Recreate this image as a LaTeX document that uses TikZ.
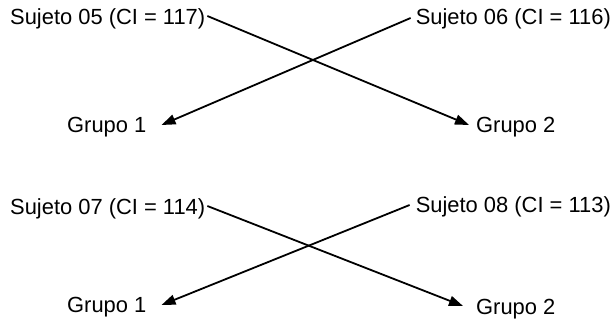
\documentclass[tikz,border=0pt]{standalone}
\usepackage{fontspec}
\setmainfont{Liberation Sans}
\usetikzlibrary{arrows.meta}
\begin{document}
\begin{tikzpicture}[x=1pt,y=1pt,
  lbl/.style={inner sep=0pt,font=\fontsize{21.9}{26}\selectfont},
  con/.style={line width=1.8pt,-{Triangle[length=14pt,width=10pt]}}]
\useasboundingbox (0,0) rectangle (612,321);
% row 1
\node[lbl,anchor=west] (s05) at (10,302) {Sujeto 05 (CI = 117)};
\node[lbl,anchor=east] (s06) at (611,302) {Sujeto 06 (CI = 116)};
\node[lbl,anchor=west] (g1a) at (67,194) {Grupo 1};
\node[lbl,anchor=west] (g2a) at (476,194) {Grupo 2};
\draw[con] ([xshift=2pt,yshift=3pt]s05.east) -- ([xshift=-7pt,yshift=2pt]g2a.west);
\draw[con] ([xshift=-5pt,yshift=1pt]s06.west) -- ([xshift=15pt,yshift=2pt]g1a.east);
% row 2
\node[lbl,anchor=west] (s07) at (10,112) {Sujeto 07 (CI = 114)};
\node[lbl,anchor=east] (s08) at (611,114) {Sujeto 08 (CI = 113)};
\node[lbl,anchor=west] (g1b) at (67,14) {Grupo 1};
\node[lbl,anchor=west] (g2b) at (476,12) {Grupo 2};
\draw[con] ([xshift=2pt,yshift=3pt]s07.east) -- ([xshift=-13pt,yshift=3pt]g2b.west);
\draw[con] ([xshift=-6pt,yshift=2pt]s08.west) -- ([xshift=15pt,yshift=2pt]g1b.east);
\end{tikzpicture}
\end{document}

※ ※ ※

Go through the listing above and write it all out exactly, leaving out any picture.

Recreate this image as a LaTeX document that uses TikZ.
\documentclass[tikz,border=0pt]{standalone}
\usepackage{fontspec}
\setmainfont{Liberation Sans}
\usetikzlibrary{arrows.meta}
\begin{document}
\begin{tikzpicture}[x=1pt,y=1pt,
  lbl/.style={inner sep=0pt,font=\fontsize{21.9}{26}\selectfont},
  con/.style={line width=1.8pt,-{Triangle[length=14pt,width=10pt]}}]
\useasboundingbox (0,0) rectangle (612,321);
% row 1
\node[lbl,anchor=west] (s05) at (10,302) {Sujeto 05 (CI = 117)};
\node[lbl,anchor=east] (s06) at (611,302) {Sujeto 06 (CI = 116)};
\node[lbl,anchor=west] (g1a) at (67,194) {Grupo 1};
\node[lbl,anchor=west] (g2a) at (476,194) {Grupo 2};
\draw[con] ([xshift=2pt,yshift=3pt]s05.east) -- ([xshift=-7pt,yshift=2pt]g2a.west);
\draw[con] ([xshift=-5pt,yshift=1pt]s06.west) -- ([xshift=15pt,yshift=2pt]g1a.east);
% row 2
\node[lbl,anchor=west] (s07) at (10,112) {Sujeto 07 (CI = 114)};
\node[lbl,anchor=east] (s08) at (611,114) {Sujeto 08 (CI = 113)};
\node[lbl,anchor=west] (g1b) at (67,14) {Grupo 1};
\node[lbl,anchor=west] (g2b) at (476,12) {Grupo 2};
\draw[con] ([xshift=2pt,yshift=3pt]s07.east) -- ([xshift=-13pt,yshift=3pt]g2b.west);
\draw[con] ([xshift=-6pt,yshift=2pt]s08.west) -- ([xshift=15pt,yshift=2pt]g1b.east);
\end{tikzpicture}
\end{document}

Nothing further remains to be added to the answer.